Un dispositif indépendant de recueil et d’analyse des incidents à travers l’utilisation d’une « fiche incident » remplie par des référents issus des clubs et envoyée ensuite à l’université. Cette fiche prend en compte le contexte et les enjeux du match et permet de détailler différentes caractéristiques de l’incident. Du fait de l’existence d’un système disciplinaire interne aux structures du football, l’anonymat et l’extériorisation du traitement des données permettent de limiter les biais dans la production et l’analyse des informations. Les analyses statistiques sont ensuite présentées régulièrement aux acteurs du football et discutées avec eux en vue d’améliorer leurs actions sur le terrain.
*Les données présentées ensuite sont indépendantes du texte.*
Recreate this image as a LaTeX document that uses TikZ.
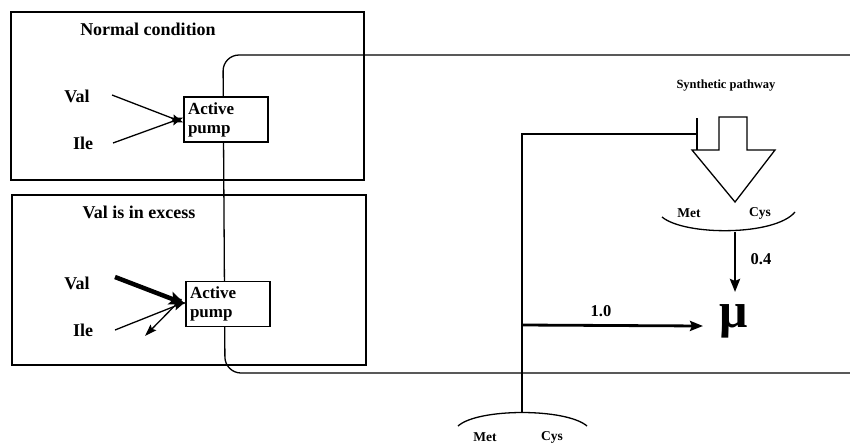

Les objectifs de l’observatoire sont :
- de mesurer l’ampleur et l’évolution de la violence sur les stades,
- d’identifier les types de violence et les lieux ou les situations qui la favorisent,
- de développer la prévention en aidant la région, les districts et les clubs à identifier les priorités des différentes actions,
- de mesurer les effets de ces actions.
Ce dispositif, du point de vue du laboratoire GÉRA constitue un travail de type « Recherche-action » qui n’a de sens que dans la durée. L’observatoire permet d’évaluer les dispositifs ainsi mis en place, de les ajuster, de travailler conjointement avec les acteurs de terrain à la production et à la validation d’hypothèses explicatives sur la violence et les moyens efficaces de la contenir.
Conclusion
Le football est une activité sociale qui dans sa dimension compétitive constitue un délicat exercice d’équilibre entre une situation de mise en relation de groupes qui stimule la violence et l’acquisition de règles qui visent à la maîtriser. Un large champ de recherche reste à explorer :
- pour examiner la pertinence et la validité scientifique des différentes théories en concurrence pour expliquer la violence dans le sport ;
- pour évaluer l’efficacité des dispositifs de prévention de cette violence.
Le GÉRA espère apporter sa contribution à ce champ de recherche en travaillant en même temps sur ces deux plans.